22 fevereiro, 2002

Oss lustiga vara!

Nós estamos nos divertindo! Esta é uma frase em sueco que aprendi ontem com a Eva (pronuncia-se Iéva), minha “inquilina”. Ela é amiga de um amigo meu e não tinha para onde ir. Ele lembrou de mim - mais precisamente da minha falta de dinheiro – e, juntamos o útil ao agradável por força das circunstâncias. Por enquanto, estamos nos dando bem.
Eva tem 28 anos, está no Brasil há 1 ano e 3 meses, é muito tranquila, fala muito bem português, está dando aulas de inglês num curso e está procurando um namorado. Ela me contou que, na Suécia, a maioria dos apartamentos são construídos para apenas uma pessoa. Muitos homens passam a vida inteira sem ter mulheres, e isso é muito triste. As mulheres, por sua vez, se enclausuram em suas casas, complexadas, considerando-se gordas e feias, cumprindo, apenas, a obrigação de trabalhar. Pouco se divertem. Quando Eva viu as pessoas dançando à vontade no Rio de Janeiro, soltou-se como um papel ao vento. “Meu Deus, ninguém vai reparar se eu estou dançando, que bom”, disse.

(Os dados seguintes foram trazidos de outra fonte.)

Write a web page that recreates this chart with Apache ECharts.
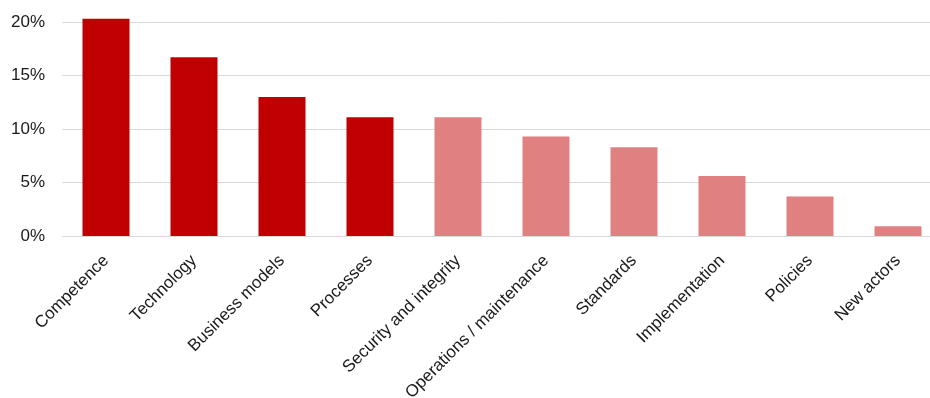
<!DOCTYPE html>
<html>
<head>
<meta charset="utf-8">
<script src="https://cdn.jsdelivr.net/npm/echarts@6/dist/echarts.min.js"></script>
<style>html,body{margin:0;padding:0;background:#fff}#c{width:930px;height:398px}</style>
</head>
<body>
<div id="c"></div>
<script>
const categories = ["Competence","Technology","Business models","Processes","Security and integrity","Operations / maintenance","Standards","Implementation","Policies","New actors"];
const values = [20.3,16.7,13.0,11.1,11.1,9.3,8.3,5.6,3.7,0.9];
const highlighted = [true,true,true,true,false,false,false,false,false,false];
const yTicks = [0,5,10,15,20];

const chart = echarts.init(document.getElementById('c'));
const FONT = '"Liberation Sans Narrow", "Liberation Sans", Arial, sans-serif';
chart.setOption({
  animation: false,
  grid: {left: 62, right: -12, top: 22, bottom: 162, containLabel: false, outerBoundsMode: 'none'},
  xAxis: {
    type: 'category',
    data: categories,
    axisLine: {show: false},
    axisTick: {show: false},
    axisLabel: {rotate: 45, interval: 0, margin: 22, color: '#1a1a1a', fontSize: 17, fontFamily: FONT}
  },
  yAxis: {
    type: 'value',
    min: yTicks[0], max: yTicks[yTicks.length-1], interval: 5,
    axisLine: {show: false},
    axisTick: {show: false},
    splitLine: {lineStyle: {color: '#d9d9d9', width: 1}},
    axisLabel: {formatter: '{value}%', color: '#1a1a1a', fontSize: 17, fontFamily: FONT, margin: 17}
  },
  series: [{
    type: 'bar',
    barWidth: 47,
    clip: false,
    data: values.map((v, i) => ({value: v, itemStyle: {color: highlighted[i] ? '#C00000' : '#E08080'}}))
  }]
});
</script>
</body>
</html>
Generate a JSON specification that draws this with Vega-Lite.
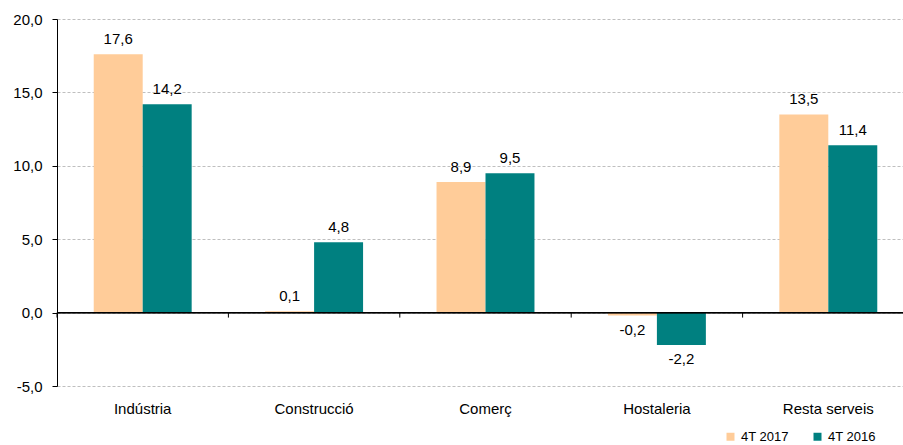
{
  "$schema": "https://vega.github.io/schema/vega-lite/v6.json",
  "width": 846,
  "height": 367,
  "autosize": {"type": "none"},
  "padding": {"left": 57, "top": 19, "right": 0, "bottom": 59},
  "background": "white",
  "config": {
    "view": {"stroke": null},
    "font": "Liberation Sans",
    "axis": {"labelFont": "Liberation Sans", "labelColor": "#000", "labelFontSize": 15},
    "legend": {"labelFont": "Liberation Sans", "labelColor": "#000"}
  },
  "data": {
    "values": [
      {"sector": "Indústria", "periode": "4T 2017", "valor": 17.6},
      {"sector": "Indústria", "periode": "4T 2016", "valor": 14.2},
      {"sector": "Construcció", "periode": "4T 2017", "valor": 0.1},
      {"sector": "Construcció", "periode": "4T 2016", "valor": 4.8},
      {"sector": "Comerç", "periode": "4T 2017", "valor": 8.9},
      {"sector": "Comerç", "periode": "4T 2016", "valor": 9.5},
      {"sector": "Hostaleria", "periode": "4T 2017", "valor": -0.2},
      {"sector": "Hostaleria", "periode": "4T 2016", "valor": -2.2},
      {"sector": "Resta serveis", "periode": "4T 2017", "valor": 13.5},
      {"sector": "Resta serveis", "periode": "4T 2016", "valor": 11.4}
    ]
  },
  "transform": [
    {"calculate": "replace(replace(format(datum.valor, '.1f'), '.', ','), '\u2212', '-')", "as": "etiqueta"}
  ],
  "encoding": {
    "x": {
      "field": "sector",
      "type": "nominal",
      "sort": ["Indústria", "Construcció", "Comerç", "Hostaleria", "Resta serveis"],
      "scale": {"range": [0, 857], "paddingInner": 0, "paddingOuter": 0},
      "title": null,
      "axis": {
        "orient": "bottom",
        "domain": false,
        "ticks": false,
        "labelAngle": 0,
        "labelPadding": 15,
        "labelFontSize": 15
      }
    },
    "xOffset": {
      "field": "periode",
      "type": "nominal",
      "sort": ["4T 2017", "4T 2016"],
      "scale": {"paddingInner": 0, "paddingOuter": 0.75}
    }
  },
  "layer": [
    {
      "mark": {"type": "bar", "clip": false},
      "encoding": {
        "y": {
          "field": "valor",
          "type": "quantitative",
          "scale": {"domain": [-5, 20], "nice": false, "zero": false},
          "axis": {
            "values": [-5, 0, 5, 10, 15, 20],
            "labelExpr": "replace(replace(format(datum.value, '.1f'), '.', ','), '\u2212', '-')",
            "title": null,
            "domainColor": "#000",
            "domainWidth": 1,
            "tickColor": "#000",
            "tickSize": 5,
            "labelPadding": 10,
            "labelFontSize": 15,
            "gridColor": "#bfbfbf",
            "gridDash": [3, 2],
            "gridWidth": 1
          }
        },
        "color": {
          "field": "periode",
          "type": "nominal",
          "sort": ["4T 2017", "4T 2016"],
          "scale": {"domain": ["4T 2017", "4T 2016"], "range": ["#FFCC99", "#008080"]},
          "legend": {
            "title": null,
            "orient": "none",
            "direction": "horizontal",
            "legendX": 667,
            "legendY": 411,
            "symbolType": "square",
            "symbolSize": 64,
            "symbolStrokeWidth": 0,
            "labelFontSize": 13,
            "columnPadding": 22,
            "labelOffset": 4
          }
        }
      }
    },
    {
      "mark": {"type": "rule", "color": "#000", "strokeWidth": 1},
      "encoding": {
        "y": {"datum": 0, "type": "quantitative"},
        "x": null,
        "xOffset": null
      }
    },
    {
      "transform": [{"filter": "datum.periode === '4T 2017'"}, {"calculate": "0", "as": "zero"}, {"calculate": "-0.34", "as": "tickEnd"}],
      "mark": {"type": "rule", "color": "#000", "strokeWidth": 1},
      "encoding": {
        "x": {"field": "sector", "type": "nominal", "sort": ["Indústria", "Construcció", "Comerç", "Hostaleria", "Resta serveis"], "bandPosition": 0},
        "xOffset": null,
        "y": {"field": "zero", "type": "quantitative"},
        "y2": {"field": "tickEnd"}
      }
    },
    {
      "transform": [{"filter": "datum.valor >= 0"}],
      "mark": {"type": "text", "baseline": "bottom", "dy": -7, "fontSize": 15, "color": "#000"},
      "encoding": {
        "y": {"field": "valor", "type": "quantitative"},
        "text": {"field": "etiqueta"}
      }
    },
    {
      "transform": [{"filter": "datum.valor < 0"}],
      "mark": {"type": "text", "baseline": "top", "dy": 7, "fontSize": 15, "color": "#000"},
      "encoding": {
        "y": {"field": "valor", "type": "quantitative"},
        "text": {"field": "etiqueta"}
      }
    }
  ]
}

Sem cobranças. Ela pode exibir sua barriguinha branca na praia sem problemas. Ela pode apenas dançar, ninguém irá recriminá-la. Ela pode até iniciar conversa com um cara que ela achou interessante, também, e daí? Liberdade.
Nesses tempos de Big Brother e Casa dos Artistas, depois dessa conversa com a Eva, pensei na Igreja Católica e nas freiras do colégio onde estudei dizendo que Deus estava me olhando, por isso eu tinha que ser "direitinha" e "boazinha". E eu imaginava Deus com olhos bem grandes, me vigiando, seguindo todos os meus passos, sabendo se eu mentia, se eu comia biscoito antes do almoço, se eu pensava no menininho que eu gostava. Quanta culpa. Eu quase queria não ser, assim fugiria dos olhos grandes de Deus a me vigiar. Mas depois eu esqueci Dele, e comecei a “invadir” sua casa, como se quisesse comprovar que Ele não era nada de mais. Assim como eu. Fora do horário, eu e uma amiga arrombávamos as portas da capela e tocávamos o velho órgão do colégio fazendo muito barulho. Íamos ao altar e fingíamos rezar uma missa, segurando o cálice acima da cabeça, falando alto, fazendo eco na capela vazia. Quando alguém aparecia, nos escondíamos dentro do confessionário, às gargalhadas, leves e ignorantes do rompimento que estávamos travando.